Effects of temperature on the ion-induced bending of germanium and silicon nanowires

Abstract

Nanowires can be manipulated using an ion beam via a phenomenon known as ion-induced bending (IIB). While the mechanisms behind IIB are still the subject of debate, accumulation of point defects or amorphisation are often cited as possible driving mechanisms. Previous results in the literature on IIB of Ge and Si nanowires have shown that after irradiation the aligned nanowires are fully amorphous. Experiments were recently reported in which crystalline seeds were preserved in otherwise-amorphous ion-beam-bent Si nanowires which then facilitated solid-phase epitaxial growth (SPEG) during subsequent annealing.
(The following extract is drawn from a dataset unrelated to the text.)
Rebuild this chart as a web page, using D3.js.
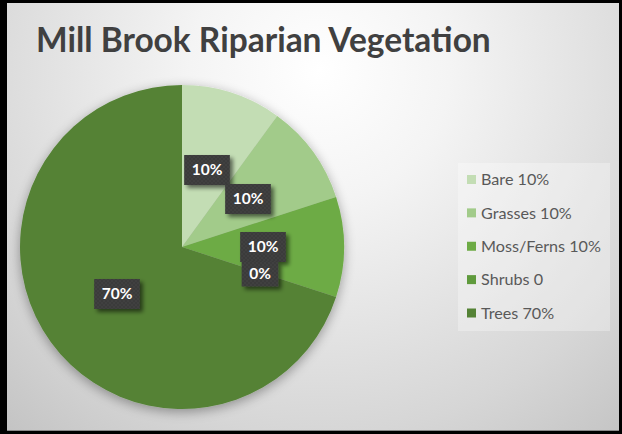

However, the ion-induced alignment of the nanowires was lost during the SPEG. In this work, in situ ion irradiations in a transmission electron microscope at 400 °C and 500 °C were performed on Ge and Si nanowires, respectively, to supress amorphisation and the build-up of point defects. Both the Ge and Si nanowires were found to bend during irradiation thus drawing into question the role of mechanisms based on damage accumulation under such conditions. These experiments demonstrate for the first time a simple way of realigning single-crystal Ge and Si nanowires via IIB whilst preserving their crystal structure.